Kwang-Soo Kim, PhD

Dr. Kim’s Molecular Neurobiology Laboratory, founded in 1998, studies the biology of brain cells that rely on the chemical dopamine to communicate. Major brain disorders such as PD, ADHD, and schizophrenia are related to abnormalities affecting these cells.

Dr. Kim and his group work to identify defective components from these cells—like the orphan nuclear receptor Nurr1, critical for dopamine neurons and inflammation—to understand and reverse the damage. This transcription factor appears to be key to the loss of A9 subtype dopamine neurons of the substantia nigra in PD.

Nurr1 represents a potential drug target for associated human disorders, so the lab is exploring promising drug candidates targeting Nurr1 that could slow PD progression in a mechanism-based and neuroprotective manner. Although Nurr1 is a ligand-independent nuclear receptor, Dr. Kim hypothesizes it may have endogenous ligand(s) and is pursuing identification and characterization of potential endogenous ligand(s).

In addition, Dr.

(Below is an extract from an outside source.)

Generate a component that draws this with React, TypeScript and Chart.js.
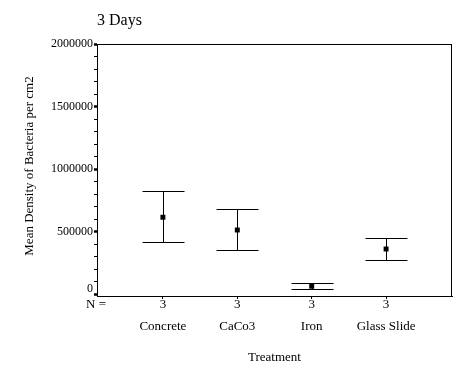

Kim’s lab pioneered the development of safe, patient-specific stem cells using a new technique—a promising breakthrough for treating and studying human diseases. Cell replacement therapies require clinically safe stem cells to generate many (possibly all) cell types. Most iPSCs have been derived using viral vectors and are not ideal for studying or treating human diseases. The lab pioneered the generation of safe human iPSCs via direct delivery of reprogramming proteins.

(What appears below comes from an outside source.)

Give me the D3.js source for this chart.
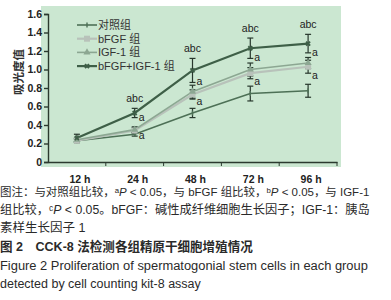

More recently, Dr. Kim’s lab identified novel mechanisms underlying the reprogramming process through metabolic reprogramming during human-induced pluripotency, enabling more efficient and safer methods to generate biomedically and clinically ideal iPSCs. The lab continues to refine in vitro differentiation of iPSCs into functional midbrain dopaminergic (mDA) neurons and optimize critical transplantation parameters, providing tools for disease modeling and personalized cell therapy.

These innovations culminated in a landmark achievement: the first treatment of a PD patient in 2017 using mDA progenitors derived from the patient’s own fibroblasts and iPSCs.

In 2023, the lab’s Investigational New Drug (IND) application for personalized cell therapy targeting PD received approval from the U.S. Food and Drug Administration (FDA). The team is now partnering with researchers at Massachusetts General Hospital (MGH) to initiate a first-in-human clinical trial—marking a pivotal step toward realizing personalized regenerative therapies for neurodegenerative disease.

Building on transcriptional mechanisms in midbrain dopamine neurons, Dr. Kim’s lab also develops novel, neuroprotective therapeutics for PD and related disorders. Ongoing research explores how inflammation pathways contribute to neurodegeneration and other conditions such as autism.

The lab identified Nurr1 as a key transcriptional repressor of neurotoxic cytokine production, and small molecules enhancing Nurr1 function have been shown to suppress neuroinflammation—highlighting potential treatments for inflammation-related diseases both in and outside the brain.